• Приглашаем посетить наш сайт
    Сумароков (sumarokov.lit-info.ru)
  • Пришвин М.М., Пришвина В.Д. Мы с тобой. Дневник любви.
    Глава 2. Горбатый.

    4 января. Пришла ко мне комиссия из музея и с нею моя «Сирена». За чаем я им много всего наговорил с выработанной манерой, ставящей перед слушателями задачу решить, кто я? Открытый простак или хитрец, играющий в простоту. Между тем эту задачу сам же я не знаю, в какую сторону решить... Скорее всего, это кажущееся раздвоение происходит из моего живого народного языка, который встречается со школьной условностью речи среднего интеллигента: он тут спотыкается...

    В моей красивой комнате «Сирена» показалась мне еще грациознее и привлекательней, чем в музее. О секретарстве она говорила очень уклончиво. А Удинцев сказал, что, если у нас дело не сладится, он пришлет мне свою хорошую знакомую. В коридоре при выходе Удинцев шепнул мне, что та знакомая, которую он мне рекомендует, человек очень надежный и ее можно совсем не опасаться. Из этого я заключил, что Удинцев понял мои высказывания этим вечером прямо, как и следовало меня понимать, простеца, и в связи с этим перешепнул мне о надежности своего секретаря.

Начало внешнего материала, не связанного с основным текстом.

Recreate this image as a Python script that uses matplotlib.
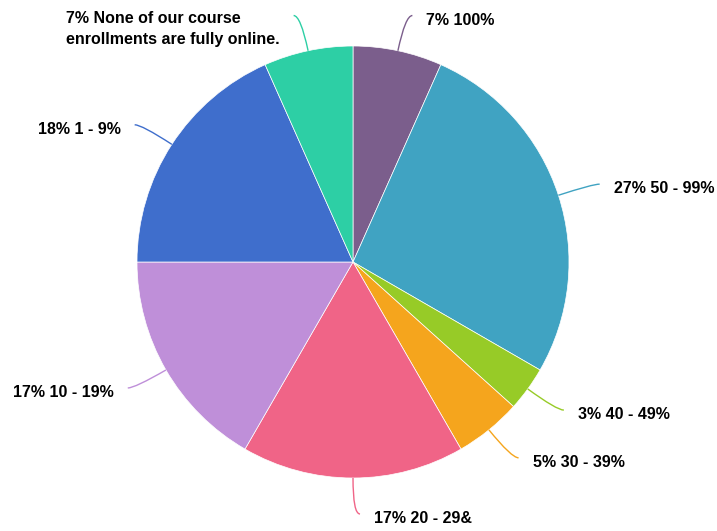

    Мою обычную тоску как рукой сняло. Значит, она была не от живота, а от безлюдья.

    Когда в моем голубом кабинете побывала эта «Сирена», все вещи заметили ее, как будто она всего коснулась и завлекла в единство с собой. О, как опошлено французское «ищите женщину!». А между тем это истина. Все музы опошлены, но священный огонь продолжает гореть и в наше время, как горел он с незапамятных времен истории человека на земле. Вот и мое писательство все от начала до конца есть робкая, очень стыдливая песнь какого-то существа, поющего в весеннем хоре природы единственное слово: «Приди!»

    Это «Приди!», теперь подхваченное хором всех моих вещей, вдруг подняло меня. Я подошел к своей рабочей конторке и набросал план повести, создаваемой из ежедневных записей на Волге во время разлива. Все эти этюды, как бесчисленные певчие птицы, объединились в единое «Приди!», и вокруг этой темы музыкально расположились все изображаемые в природе существа. Рассказ этот или поэма должна кончиться песней человека, единым «Приди!», собранным из всех попыток к этому поющей и ревущей твари весной.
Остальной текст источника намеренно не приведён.